We are traveling with Unreasonable
at Sea, an offshoot of the Unreasonable Institute in Boulder, CO. Thirty-one entrepreneurs and a rotating
set of mentors are working on 11 companies that have the potential to change
the world.
[More on the Unreasonable Institute here. Their name comes from a quote from
George Bernard Shaw, which says all change comes from the unreasonable
man. It’s a good quote, but I’m
not sure it makes a good name. Too
much time spent explaining it.]
It’s never been entirely clear to me what UI is doing for
these companies. They are bringing
in big names for short stints, rotating them in at every port. Last week the superstar was Time
Magazine’s Hero of the Planet (for 2000), Hunter Lovins. Now we have two Nike execs and a
Microsoft Xbox exec who will hold two hours of career counseling open to the
other 800 of us aboard ship. The
founder of UI, an alumnus of Semester at Sea, is with us for the whole
voyage. We’ve been promised a
Saudi prince. They have a staff (for 31 entrepreneurs) that’s roughly the size
of the SAS staff, (for 650 students) minus our residency life folks. They are holed up in one of our classrooms,
and they periodically emerge to hold “Fireside Chats.” Thursday night we got to
listen to the first pitches by the entrepreneurs.
It feels a little like reality TV. Eleven companies!
One ship!! Mystery guests!!!
Who will prevail? The pitches were
thrown together in 4 hours, which I gather was a design constraint imposed on
them. Or it could just be they had
no one to chat with (which matches the lack of an actual fire to sit beside).
Snarkiness aside, this is a remarkably international group
of people. I sat through half a
dozen of the pitches and listened to companies with founders and/or projects in
Spain, Mali, Tibet, Morocco, India, Botswana, Haiti, Darfur, and Nepal. The projects ranged from brilliant to
impenetrable, and the presentations from clunky to impossible.
One company has a process for purifying water using plants
and has been operating for some time.
Another is building cleaner, more efficient charcoal stoves, which
competes with the one building better solar ovens. There’s a guy who makes hearing aid battery rechargers that
work with solar power. One
tinkerer developed an endoscopic device from stuff he had around the
house. Another is using a remote
control sailboat to clean up the ocean.
My favorite gee-whiz goes to a company that makes nano-somethings from
carbon emissions. (More polished
summaries at the UI site.) This is
pretty cool stuff.
The original request for proposals from UI called for
companies that had already generated income, companies with a product to sell.
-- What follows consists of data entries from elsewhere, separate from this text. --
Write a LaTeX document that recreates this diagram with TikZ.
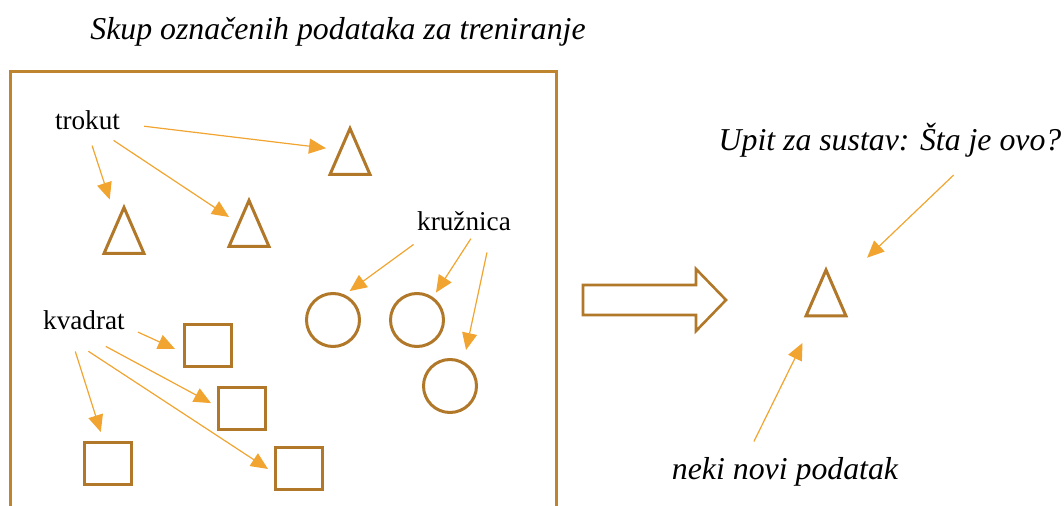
\documentclass[tikz,border=0pt]{standalone}
\usepackage{fontspec}
\setmainfont{Liberation Serif}
\usetikzlibrary{arrows.meta}
\definecolor{framebrown}{RGB}{190,132,46}
\definecolor{shapebrown}{RGB}{176,120,40}
\definecolor{pointerorange}{RGB}{241,164,48}

\begin{document}
\begin{tikzpicture}[
    x=0.5pt, y=-0.5pt,
    word/.style={inner sep=0pt, font=\fontsize{13.6}{16}\selectfont},
    note/.style={inner sep=0pt, font=\fontsize{15.9}{19}\selectfont\itshape},
    trishape/.style={inner sep=0pt, outer sep=0pt, minimum width=20pt, minimum height=23pt},
    sqshape/.style={rectangle, draw=shapebrown, line width=1.5pt, inner sep=0pt, minimum width=23.5pt, minimum height=21pt},
    circshape/.style={circle, draw=shapebrown, line width=1.5pt, inner sep=0pt, minimum size=26.5pt},
    shapeline/.style={draw=shapebrown, line width=1.5pt, line join=miter},
    arrow/.style={-{Triangle[length=8.5pt, width=7.5pt]}, line width=0.6pt, draw=pointerorange}
]
    \useasboundingbox (0,0) rectangle (1064,506);
    \draw [shapeline, draw=framebrown] (10,506) -- (10,72) -- (556,72) -- (556,506);
    \node (title) [note] at (338,32) {Skup označenih podataka za treniranje};
    \node (trokut) [word] at (87.5,120.5) {trokut};
    \node (kruznica) [word] at (464,221.5) {kružnica};
    \node (kvadrat) [word] at (84,320.5) {kvadrat};
    \node (t1) [trishape] at (350,151.5) {};
    \node (t2) [trishape] at (124,230.5) {};
    \node (t3) [trishape] at (249,223.5) {};
    \node (c1) [circshape] at (333,320) {};
    \node (c2) [circshape] at (417,320) {};
    \node (c3) [circshape] at (450,386) {};
    \node (s1) [sqshape] at (208,345.5) {};
    \node (s2) [sqshape] at (242,408.5) {};
    \node (s3) [sqshape] at (108,463.5) {};
    \node (s4) [sqshape] at (299,468.5) {};
    \node (query) [note] at (890,140) {Upit za sustav: Šta je ovo?};
    \node (unknown) [trishape] at (826,293) {};
    \node (newdata) [note] at (785,471.6) {neki novi podatak};
    \draw [shapeline] (t1.north) -- (t1.south east) -- (t1.south west) -- cycle;
    \draw [shapeline] (t2.north) -- (t2.south east) -- (t2.south west) -- cycle;
    \draw [shapeline] (t3.north) -- (t3.south east) -- (t3.south west) -- cycle;
    \draw [shapeline] (unknown.north) -- (unknown.south east) -- (unknown.south west) -- cycle;
    \draw [shapeline, line width=1.3pt] (583,285) -- (696,285) -- (696,269) -- (726,300) -- (696,331) -- (696,315) -- (583,315) -- cycle;
    \draw [arrow, shorten <=12pt, shorten >=2pt] (trokut.355) -- (t1.172);
    \draw [arrow, shorten <=8pt, shorten >=4.2pt] (trokut.268) -- (t2.117);
    \draw [arrow, shorten <=9pt] (trokut.318) -- (t3.162);
    \draw [arrow, shorten <=11pt, shorten >=3pt] (kruznica.197) -- (c1.65);
    \draw [arrow, shorten <=4.3pt, shorten >=2.7pt] (kruznica.319) -- (c2.55);
    \draw [arrow, shorten <=10.7pt, shorten >=5.9pt] (kruznica.340) -- (c3.61);
    \draw [arrow, shorten <=7pt, shorten >=4.4pt] (kvadrat.352) -- (s1.196);
    \draw [arrow, shorten <=16.8pt, shorten >=3.4pt] (kvadrat.232) -- (s2.175);
    \draw [arrow, shorten <=11pt, shorten >=4.7pt] (kvadrat.213) -- (s3.101);
    \draw [arrow, shorten <=19pt, shorten >=3.6pt] (kvadrat.200) -- (s4.190);
    \draw [arrow, shorten <=12.7pt, shorten >=14.6pt] (query.348) -- (unknown.37);
    \draw [arrow, shorten <=8.5pt, shorten >=15pt] (newdata.159) -- (unknown.246);
\end{tikzpicture}
\end{document}
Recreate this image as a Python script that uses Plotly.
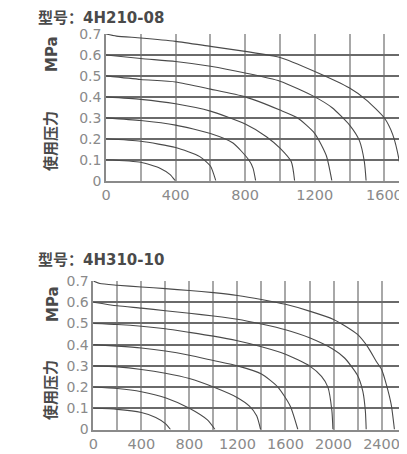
import plotly.graph_objects as go

# ---- data: 4H210-08 (flow vs pressure MPa) ----
top_title = "型号：4H210-08"
top_x_labels = ["0", "400", "800", "1200", "1600"]
top_curves = {
    "0.1": ([0, 200, 310, 367, 398], [0.1, 0.088, 0.06, 0.03, 0]),
    "0.2": ([0, 200, 400, 539, 600, 631], [0.2, 0.188, 0.158, 0.115, 0.07, 0]),
    "0.3": ([0, 200, 400, 600, 730, 820, 845, 860], [0.3, 0.287, 0.265, 0.225, 0.18, 0.1, 0.06, 0]),
    "0.4": ([0, 200, 400, 600, 800, 922, 1000, 1065, 1084], [0.4, 0.388, 0.367, 0.332, 0.27, 0.21, 0.155, 0.09, 0]),
    "0.5": ([0, 200, 400, 600, 800, 1000, 1100, 1200, 1266, 1298], [0.5, 0.483, 0.471, 0.437, 0.4, 0.337, 0.3, 0.225, 0.12, 0]),
    "0.6": ([0, 200, 400, 600, 800, 1000, 1200, 1300, 1400, 1457, 1485, 1495],
            [0.6, 0.583, 0.569, 0.546, 0.514, 0.475, 0.4, 0.348, 0.265, 0.19, 0.09, 0]),
    "0.7": ([0, 60, 200, 400, 600, 800, 1000, 1200, 1400, 1495, 1600, 1648, 1686, 1700],
            [0.7, 0.69, 0.681, 0.665, 0.641, 0.617, 0.588, 0.521, 0.442, 0.386, 0.299, 0.22, 0.092, 0]),
}

# ---- data: 4H310-10 ----
bot_title = "型号：4H310-10"
bot_x_labels = ["0", "400", "800", "1200", "1600", "2000", "2400"]
bot_curves = {
    "0.1": ([0, 200, 400, 520, 600, 643], [0.1, 0.095, 0.08, 0.057, 0.028, 0]),
    "0.2": ([0, 200, 400, 600, 800, 950, 1013], [0.2, 0.193, 0.178, 0.15, 0.1, 0.045, 0]),
    "0.3": ([0, 200, 400, 600, 800, 1000, 1200, 1300, 1360, 1393],
            [0.3, 0.295, 0.283, 0.265, 0.24, 0.2, 0.15, 0.11, 0.065, 0]),
    "0.4": ([0, 200, 400, 600, 800, 1000, 1200, 1400, 1537, 1640, 1703],
            [0.4, 0.393, 0.384, 0.37, 0.35, 0.325, 0.3, 0.262, 0.2, 0.11, 0]),
    "0.5": ([0, 200, 400, 600, 800, 1000, 1200, 1400, 1600, 1800, 1900, 1953, 1986, 1995],
            [0.5, 0.495, 0.487, 0.475, 0.458, 0.44, 0.418, 0.39, 0.355, 0.3, 0.25, 0.2, 0.09, 0]),
    "0.6": ([0, 200, 400, 600, 800, 1000, 1200, 1400, 1600, 1800, 2000, 2092, 2197, 2244, 2265, 2272],
            [0.6, 0.583, 0.572, 0.56, 0.548, 0.535, 0.52, 0.497, 0.47, 0.432, 0.377, 0.337, 0.258, 0.18, 0.087, 0]),
    "0.7": ([0, 55, 200, 400, 600, 800, 1000, 1200, 1400, 1600, 1800, 2000, 2100, 2200, 2290, 2355, 2400, 2440, 2480, 2507],
            [0.7, 0.688, 0.68, 0.672, 0.664, 0.655, 0.645, 0.632, 0.613, 0.59, 0.558, 0.519, 0.487, 0.448, 0.385, 0.322, 0.283, 0.212, 0.118, 0]),
}

y_vals = [0, 0.1, 0.2, 0.3, 0.4, 0.5, 0.6, 0.7]
y_labels = ["0", "0.1", "0.2", "0.3", "0.4", "0.5", "0.6", "0.7"]
y_title_cn = "使用压力"
y_title_unit = "MPa"

# page body has an 8px default margin; size the figure to the remaining area
OFF = 8
W, H = 407 - OFF, 454 - OFF


def px(x):
    return (x - OFF) / W


def py(y):
    return 1 - (y - OFF) / H


CURVE = "#4a4a4a"
TICKC = "#8a8a8a"
FONT = "DejaVu Sans, Noto Sans CJK SC, sans-serif"

fig = go.Figure()
for name, (xs, ys) in top_curves.items():
    fig.add_trace(go.Scatter(x=xs, y=ys, mode="lines", xaxis="x", yaxis="y",
                             line=dict(color=CURVE, width=1.1, shape="spline", smoothing=0.6),
                             showlegend=False, hoverinfo="skip"))
for name, (xs, ys) in bot_curves.items():
    fig.add_trace(go.Scatter(x=xs, y=ys, mode="lines", xaxis="x2", yaxis="y2",
                             line=dict(color=CURVE, width=1.1, shape="spline", smoothing=0.6),
                             showlegend=False, hoverinfo="skip"))


def xgrid(labels, maxv):
    vals = list(range(0, maxv + 1, 200))
    lab_set = set(labels)
    text = [str(v) if str(v) in lab_set else "" for v in vals]
    return vals, text


tx_vals, tx_text = xgrid(top_x_labels, 1700)
bx_vals, bx_text = xgrid(bot_x_labels, 2500)

common_x = dict(showgrid=True, gridcolor="#a8a8a8", gridwidth=1.5, zeroline=False,
                showline=True, linecolor="#8a8a8a", linewidth=1.5, ticks="", automargin=False,
                tickfont=dict(family=FONT, size=14.5, color=TICKC), fixedrange=True)
common_y = dict(showgrid=True, gridcolor="#6a6a6a", gridwidth=1.5, zeroline=False,
                showline=True, linecolor="#8a8a8a", linewidth=1.5, ticks="", automargin=False,
                tickvals=y_vals, ticktext=y_labels,
                tickfont=dict(family=FONT, size=14, color=TICKC), fixedrange=True)

fig.update_layout(
    template="none",
    width=W, height=H, autosize=False,
    margin=dict(l=0, r=0, t=0, b=0, pad=0),
    paper_bgcolor="white", plot_bgcolor="white",
    xaxis=dict(common_x, domain=[px(106), 1.0], range=[0, 1730],
               tickvals=tx_vals, ticktext=tx_text, anchor="y"),
    yaxis=dict(common_y, domain=[py(180.7), py(34)], range=[0, 0.7], anchor="x"),
    xaxis2=dict(common_x, domain=[px(93.3), px(405)], range=[0, 2595],
                tickvals=bx_vals, ticktext=bx_text, anchor="y2"),
    yaxis2=dict(common_y, domain=[py(429.5), py(281)], range=[0, 0.7], anchor="x2"),
)

ann_font = dict(family=FONT, size=15, color="#4a4a4a", weight="bold")
anns = [
    dict(text=top_title, x=px(37), y=py(8), xanchor="left", yanchor="top", borderpad=0),
    dict(text=bot_title, x=px(36), y=py(260), xanchor="left", yanchor="middle"),
    dict(text=y_title_unit, x=px(52), y=py(54), textangle=-90, xanchor="center", yanchor="middle"),
    dict(text=y_title_cn, x=px(51), y=py(141), textangle=-90, xanchor="center", yanchor="middle"),
    dict(text=y_title_unit, x=px(53), y=py(304), textangle=-90, xanchor="center", yanchor="middle"),
    dict(text=y_title_cn, x=px(51), y=py(390), textangle=-90, xanchor="center", yanchor="middle"),
]
for a in anns:
    fig.add_annotation(xref="paper", yref="paper", showarrow=False, font=ann_font, **a)

fig.write_html("out.html")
The UI promise was to develop marketing
strategies, find audiences, and hone presentations (as well as provide the trip
around the world) in exchange for a piece of the company. UI came with a (comparatively) huge
crew of AV/PR and administrative people to do this, along with the star
mentors.
I hope it works.
The products are amazing and the entrepreneurs are brilliant. In 5 years, I want to be able to say,
“I sailed with the people who brought clean water to Mali, who reversed global
warming…” Is that unreasonable to ask?
Happy Martin Luther King Day to you and you have an inaugurated president as well. I LOVE reading your blog. I feel like I am at sea. I save reading backwards for a few days and then get confused about where we are, but I ketchup. Sending tinker stuff to my son the hoped to be inventor and my brother the inventor, sending Archbishop stuff to everyone who would be impressed. Sail, girl, sail.